Position Measurement Based Slave Torque Feedback Control for Teleoperation Systems With Time-Varying Communication Delays

Bilateral teleoperation system is referred to as a promising technology to extend human actions and intelligence to manipulating objects remotely. For the tracking control of teleoperation systems, velocity measurements are necessary to provide feedback information. However, due to hardware technology and cost constraints, the velocity measurements are not always available. In addition, the time-varying communication delay makes it challenging to achieve tracking task. This paper provides a solution to the issue of real-time tracking for teleoperation systems, subjected to unavailable velocity signals and time-varying communication delays. In order to estimate the velocity information, immersion and invariance (I & I) technique is employed to develop an exponential stability velocity observer. For the proposed velocity observer, a linear relationship between position and observation state is constructed, through which the need of solving partial differential and certain integral equations can be avoided.

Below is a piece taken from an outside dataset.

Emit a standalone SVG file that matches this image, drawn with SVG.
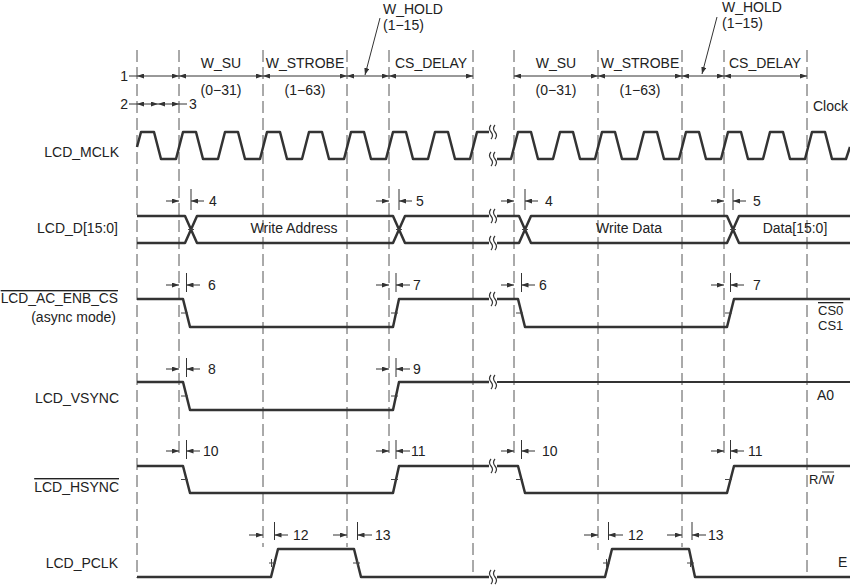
<svg xmlns="http://www.w3.org/2000/svg" xmlns:xlink="http://www.w3.org/1999/xlink" width="850" height="586" viewBox="0 0 850 586">
<style>
text{font-family:"Liberation Sans",Arial,sans-serif;font-size:14px;fill:#222}
.r{text-anchor:end}
.m{text-anchor:middle}
.ov{text-decoration:overline}
.dash{stroke:#555;stroke-width:1;stroke-dasharray:12 5;fill:none}
.w{stroke:#333;stroke-width:2.5;fill:none;stroke-linejoin:round}
.wt{stroke:#333;stroke-width:1.8;fill:none}
.d{stroke:#333;stroke-width:1;fill:none}
.dm{stroke:#333;stroke-width:1;fill:none;marker-end:url(#a)}
.db{stroke:#333;stroke-width:1;fill:none;marker-start:url(#a);marker-end:url(#a)}
.tk{stroke:#444;stroke-width:1;fill:none}
</style>
<defs>
<marker id="a" viewBox="0 0 7 5" refX="7" refY="2.5" markerWidth="7" markerHeight="5" markerUnits="userSpaceOnUse" orient="auto-start-reverse"><path d="M0,0 L7,2.5 L0,5 z" fill="#333"/></marker>
<g id="brk"><path d="M-1,-7 q-3,3.5 0,7 q3,3.5 0,7 M3,-7 q-3,3.5 0,7 q3,3.5 0,7" fill="none" stroke="#333" stroke-width="1.2"/></g>
</defs>
<rect width="850" height="586" fill="#fff"/>

<g id="gridlines">
<line class="dash" x1="137" y1="50" x2="137" y2="578"/>
<line class="dash" x1="179" y1="50" x2="179" y2="458"/>
<line class="dash" x1="263" y1="50" x2="263" y2="547"/>
<line class="dash" x1="347" y1="50" x2="347" y2="547"/>
<line class="dash" x1="389" y1="50" x2="389" y2="458"/>
<line class="dash" x1="473" y1="50" x2="473" y2="578"/>
<line class="dash" x1="514" y1="50" x2="514" y2="458"/>
<line class="dash" x1="598" y1="50" x2="598" y2="550"/>
<line class="dash" x1="682" y1="50" x2="682" y2="547"/>
<line class="dash" x1="724" y1="50" x2="724" y2="458"/>
<line class="dash" x1="807" y1="50" x2="807" y2="578"/>
</g>

<g id="timing-labels">
<text x="383" y="14">W_HOLD</text>
<text x="383" y="30">(1−15)</text>
<text x="722" y="12">W_HOLD</text>
<text x="722" y="28">(1−15)</text>
<text class="m" x="221" y="68">W_SU</text>
<text class="m" x="305" y="68">W_STROBE</text>
<text class="m" x="431" y="68">CS_DELAY</text>
<text class="m" x="221" y="95">(0−31)</text>
<text class="m" x="305" y="95">(1−63)</text>
<text class="m" x="556" y="68">W_SU</text>
<text class="m" x="640" y="68">W_STROBE</text>
<text class="m" x="765" y="68">CS_DELAY</text>
<text class="m" x="556" y="95">(0−31)</text>
<text class="m" x="640" y="95">(1−63)</text>
<text class="r" x="128" y="81">1</text>
<text class="r" x="128" y="109">2</text>
<text x="189" y="109">3</text>
<text x="813" y="111">Clock</text>
</g>

<g id="lcd_mclk">
<text class="r" x="119" y="157">LCD_MCLK</text>
<path class="w" d="M137,147 L141,132 L154,132 L161,159 L176,159 L183,132 L196,132 L203,159 L218,159 L225,132 L238,132 L245,159 L260,159 L267,132 L280,132 L287,159 L302,159 L309,132 L322,132 L329,159 L344,159 L351,132 L364,132 L371,159 L386,159 L393,132 L406,132 L413,159 L428,159 L435,132 L448,132 L455,159 L470,159 L477,132 L489,132"/>
<path class="w" d="M497,159 L511,159 L518,132 L531,132 L538,159 L553,159 L560,132 L573,132 L580,159 L595,159 L602,132 L615,132 L622,159 L637,159 L644,132 L657,132 L664,159 L679,159 L686,132 L699,132 L706,159 L721,159 L728,132 L741,132 L748,159 L763,159 L770,132 L783,132 L790,159 L805,159 L812,132 L825,132 L832,159 L846,159 L850,147"/>
<use xlink:href="#brk" x="492" y="132"/>
<use xlink:href="#brk" x="492" y="159"/>
</g>

<g id="lcd_d">
<text class="r" x="118" y="233">LCD_D[15:0]</text>
<path class="w" d="M137,216 L185,216 L197,243 L393,243 L405,216 L489,216"/>
<path class="w" d="M137,243 L185,243 L197,216 L393,216 L405,243 L489,243"/>
<path class="w" d="M497,216 L519,216 L531,243 L727,243 L739,216 L850,216"/>
<path class="w" d="M497,243 L519,243 L531,216 L727,216 L739,243 L850,243"/>
<use xlink:href="#brk" x="492" y="216"/>
<use xlink:href="#brk" x="492" y="243"/>
<path class="tk" d="M188,229.5 H194 M396,229.5 H402 M522,229.5 H528 M730,229.5 H736"/>
<text class="m" x="294" y="233">Write Address</text>
<text class="m" x="629" y="233">Write Data</text>
<text class="m" x="795" y="233">Data[15:0]</text>
</g>

<g id="lcd_ac_enb_cs">
<text class="r ov" x="118" y="303" style="font-size:13.8px">LCD_AC_ENB_CS</text>
<text class="r" x="116" y="322">(async mode)</text>
<path class="w" d="M137,299 L183,299 L190,327 L393,327 L399,299 L489,299"/>
<path class="w" d="M497,299 L518,299 L525,327 L727,327 L734,299 L850,299"/>
<use xlink:href="#brk" x="492" y="299"/>
<path class="tk" d="M181,313 H188 M391,313 H398 M516,313 H523 M725,313 H732"/>
<text class="ov" x="818" y="315" style="font-size:13px">CS0</text>
<text x="818" y="330" style="font-size:13px">CS1</text>
</g>

<g id="lcd_vsync">
<text class="r" x="119" y="403">LCD_VSYNC</text>
<path class="w" d="M137,382 L183,382 L190,410 L393,410 L399,382 L489,382"/>
<path class="wt" d="M497,382 L850,382"/>
<use xlink:href="#brk" x="492" y="382"/>
<path class="tk" d="M181,396 H188 M391,396 H398"/>
<text x="817" y="400">A0</text>
</g>

<g id="lcd_hsync">
<text class="r ov" x="119" y="492">LCD_HSYNC</text>
<path class="w" d="M137,466 L183,466 L190,493 L393,493 L399,466 L489,466"/>
<path class="w" d="M497,466 L518,466 L525,493 L727,493 L734,466 L850,466"/>
<use xlink:href="#brk" x="492" y="466"/>
<path class="tk" d="M181,479.5 H188 M391,479.5 H398 M516,479.5 H523 M725,479.5 H732"/>
<text x="809" y="484" style="font-size:13px">R/W</text>
<line class="d" x1="822" y1="472" x2="834" y2="472"/>
</g>

<g id="lcd_pclk">
<text class="r" x="118" y="568">LCD_PCLK</text>
<path class="w" d="M137,577 L271,577 L278,549 L354,549 L361,577 L489,577"/>
<path class="w" d="M497,577 L605,577 L612,549 L689,549 L695,577 L850,577"/>
<use xlink:href="#brk" x="492" y="577"/>
<path class="tk" d="M269,563 H276 M271.5,559 V567 M353,563 H360 M357.5,559 V567 M603,563 H610 M606.5,559 V567 M687,563 H694 M690.5,559 V567"/>
<text x="838" y="567">E</text>
</g>

<g id="connectors">
<line class="d" x1="129" y1="76" x2="137" y2="76"/>
<line class="db" x1="137" y1="76" x2="179" y2="76"/>
<line class="db" x1="179" y1="76" x2="263" y2="76"/>
<line class="db" x1="263" y1="76" x2="347" y2="76"/>
<line class="db" x1="347" y1="76" x2="389" y2="76"/>
<line class="db" x1="389" y1="76" x2="473" y2="76"/>
<line class="db" x1="514" y1="76" x2="598" y2="76"/>
<line class="db" x1="598" y1="76" x2="682" y2="76"/>
<line class="db" x1="682" y1="76" x2="724" y2="76"/>
<line class="db" x1="724" y1="76" x2="807" y2="76"/>
<line class="d" x1="129" y1="104" x2="137" y2="104"/>
<line class="db" x1="137" y1="104" x2="158" y2="104"/>
<line class="db" x1="158" y1="104" x2="179" y2="104"/>
<line class="d" x1="179" y1="104" x2="187" y2="104"/>
<line class="dm" x1="380" y1="18" x2="365" y2="75"/>
<line class="dm" x1="717" y1="17" x2="702" y2="74"/>

<line class="d" x1="191" y1="189" x2="191" y2="210"/>
<line class="d" x1="399" y1="189" x2="399" y2="210"/>
<line class="d" x1="525" y1="189" x2="525" y2="210"/>
<line class="d" x1="733" y1="189" x2="733" y2="210"/>
<line class="dm" x1="166" y1="201" x2="179" y2="201"/>
<line class="dm" x1="204" y1="201" x2="191" y2="201"/>
<line class="dm" x1="376" y1="201" x2="389" y2="201"/>
<line class="dm" x1="412" y1="201" x2="399" y2="201"/>
<line class="dm" x1="501" y1="201" x2="514" y2="201"/>
<line class="dm" x1="538" y1="201" x2="525" y2="201"/>
<line class="dm" x1="711" y1="201" x2="724" y2="201"/>
<line class="dm" x1="746" y1="201" x2="733" y2="201"/>
<text class="m" x="213" y="206">4</text>
<text class="m" x="420" y="206">5</text>
<text class="m" x="549" y="206">4</text>
<text class="m" x="757" y="206">5</text>

<line class="d" x1="186.5" y1="273" x2="186.5" y2="292"/>
<line class="d" x1="396" y1="273" x2="396" y2="292"/>
<line class="d" x1="521.5" y1="273" x2="521.5" y2="292"/>
<line class="d" x1="730.5" y1="273" x2="730.5" y2="292"/>
<line class="dm" x1="166" y1="285" x2="179" y2="285"/>
<line class="dm" x1="200" y1="285" x2="186.5" y2="285"/>
<line class="dm" x1="376" y1="285" x2="389" y2="285"/>
<line class="dm" x1="410" y1="285" x2="396" y2="285"/>
<line class="dm" x1="501" y1="285" x2="514" y2="285"/>
<line class="dm" x1="535" y1="285" x2="521.5" y2="285"/>
<line class="dm" x1="711" y1="285" x2="724" y2="285"/>
<line class="dm" x1="744" y1="285" x2="730.5" y2="285"/>
<text class="m" x="212" y="290">6</text>
<text class="m" x="417" y="290">7</text>
<text class="m" x="543" y="290">6</text>
<text class="m" x="757" y="290">7</text>

<line class="d" x1="186.5" y1="358" x2="186.5" y2="377"/>
<line class="d" x1="396" y1="358" x2="396" y2="377"/>
<line class="dm" x1="166" y1="369" x2="179" y2="369"/>
<line class="dm" x1="200" y1="369" x2="186.5" y2="369"/>
<line class="dm" x1="376" y1="369" x2="389" y2="369"/>
<line class="dm" x1="410" y1="369" x2="396" y2="369"/>
<text class="m" x="212" y="374">8</text>
<text class="m" x="417" y="374">9</text>

<line class="d" x1="186.5" y1="440" x2="186.5" y2="459"/>
<line class="d" x1="396" y1="440" x2="396" y2="459"/>
<line class="d" x1="521.5" y1="440" x2="521.5" y2="459"/>
<line class="d" x1="730.5" y1="440" x2="730.5" y2="459"/>
<line class="dm" x1="166" y1="451" x2="179" y2="451"/>
<line class="dm" x1="200" y1="451" x2="186.5" y2="451"/>
<line class="dm" x1="376" y1="451" x2="389" y2="451"/>
<line class="dm" x1="410" y1="451" x2="396" y2="451"/>
<line class="dm" x1="501" y1="451" x2="514" y2="451"/>
<line class="dm" x1="535" y1="451" x2="521.5" y2="451"/>
<line class="dm" x1="711" y1="451" x2="724" y2="451"/>
<line class="dm" x1="744" y1="451" x2="730.5" y2="451"/>
<text x="203" y="456">10</text>
<text x="411" y="456">11</text>
<text x="542" y="456">10</text>
<text x="748" y="456">11</text>

<line class="d" x1="274.5" y1="522" x2="274.5" y2="540"/>
<line class="d" x1="357.5" y1="522" x2="357.5" y2="540"/>
<line class="d" x1="608.5" y1="522" x2="608.5" y2="540"/>
<line class="d" x1="692" y1="522" x2="692" y2="540"/>
<line class="dm" x1="249" y1="535" x2="263" y2="535"/>
<line class="dm" x1="288" y1="535" x2="274.5" y2="535"/>
<line class="dm" x1="333" y1="535" x2="347" y2="535"/>
<line class="dm" x1="372" y1="535" x2="357.5" y2="535"/>
<line class="dm" x1="584" y1="535" x2="598" y2="535"/>
<line class="dm" x1="623" y1="535" x2="608.5" y2="535"/>
<line class="dm" x1="667" y1="535" x2="682" y2="535"/>
<line class="dm" x1="706" y1="535" x2="692" y2="535"/>
<text x="293" y="540">12</text>
<text x="375" y="540">13</text>
<text x="628" y="540">12</text>
<text x="708" y="540">13</text>
</g>
</svg>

Meanwhile, the mean value theorem is exploited to separate the observation error terms, and hence, all functions in our observer can be analytically expressed. With the estimated velocity information, a slave-torque feedback control law is presented. A novel Lyapunov-Krasovskii functional is constructed to establish asymptotic tracking conditions. In particular, the relationship between the controller design parameters and the allowable maximum delay values is provided. Finally, simulation and experimental results reveal that the proposed velocity observer and controller can guarantee that the observation errors and tracking error converge to zero.